Sometimes, you want to say something and you’re not sure exactly how. Sometimes, there’s a song or a poem that you think is better than anything you could ever write—or, maybe, there’s a song or a poem that you could do better.

That’s the jumping-off point for Word Karaoke, a way of getting students inspired when they say they’re not. Karaoke is the ancient Japanese art of singing along with prerecorded background music. Singing along with the radio is karaoke. Singing in the shower can be karaoke. When hip-hop MCs rap over a beat—well, don’t tell them, but that’s karaoke too.

We start by asking the students, “What’s your favorite line from a song?” Get some suggestions. Write them on the board. Offer some of your own. Encourage more generalized, ambiguous responses; “Oops! I did it again” works much better than “My name is Shaa-dy”—although, for the purpose of this exercise, any suggestion is useful.

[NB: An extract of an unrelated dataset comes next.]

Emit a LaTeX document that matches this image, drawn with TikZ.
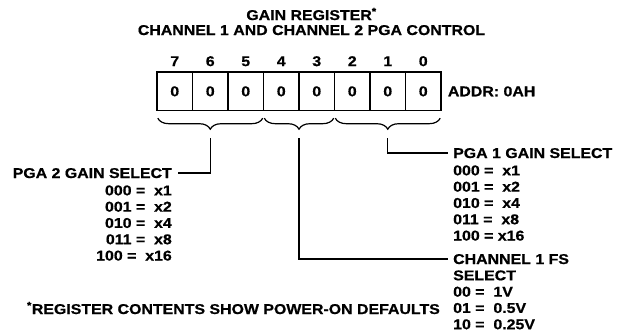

Writing, and especially music writing, is about using the listener’s expectation and then turning it on its head. Using samples is a way to do this. When Eminem sings, “Stop—pajama time,” he’s borrowing from the briefly popular eighties rapper M. C. Hammer when he sang, “Stop—Hammer time.” Sometimes, too, songs can use samples to express an idea. When dealing with the death of a friend, P. Diddy chose to use the feeling of the old song “I’ll Be Watching You.” He changed one word in the chorus, and ended up with a moving tribute called “I’ll Be Missing You.”

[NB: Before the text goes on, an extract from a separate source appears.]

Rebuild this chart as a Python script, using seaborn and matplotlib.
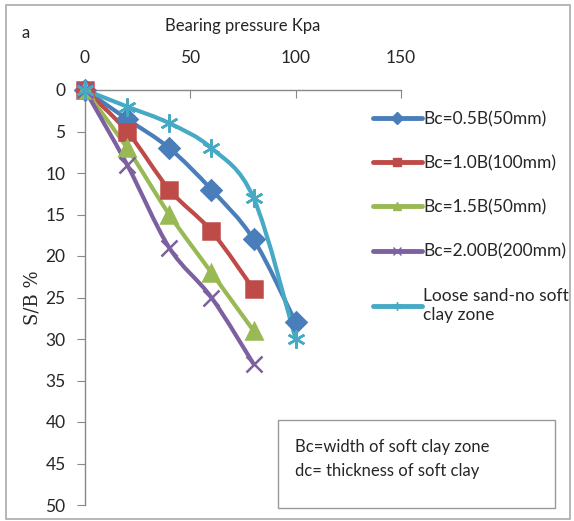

Once we’ve got their brains grinding (they will probably start out slowly, then, as they realize what’s going on, produce a maelstrom of suggestions), call for a halt—a temporary halt—and separate the class into pairs. Make sure each student has a pencil and paper. Then, ask every pair to write a short poem or song (one side of a page is plenty) using one of the lines on the board, or their own idea. Suggest that they use their original line in another context—“Oops, I spilled the paint again,” or “My name is mud.” Get them to understand the idea behind karaoke: that, given a line of a song, they can create or change the meaning to whatever they want. They can start their verse with the “sample,” or alternate that line with their own lines, going back and forth like a call-and-response.

Afterward, as time allows, students can perform their verses together. Encourage creative methods of presentation—one person can recite the sample line, and the other can recite the rest of the verse, or one can recite while the other performs an interpretive dance (be careful when offering this option to certain classes).

As an additional exercise, or for homework, students can write a new piece, either using the same verse from class with a different idea, or coming up with their own, new piece. For a real twist, get students to listen to one of their parents’ songs and rewrite it from their own viewpoint!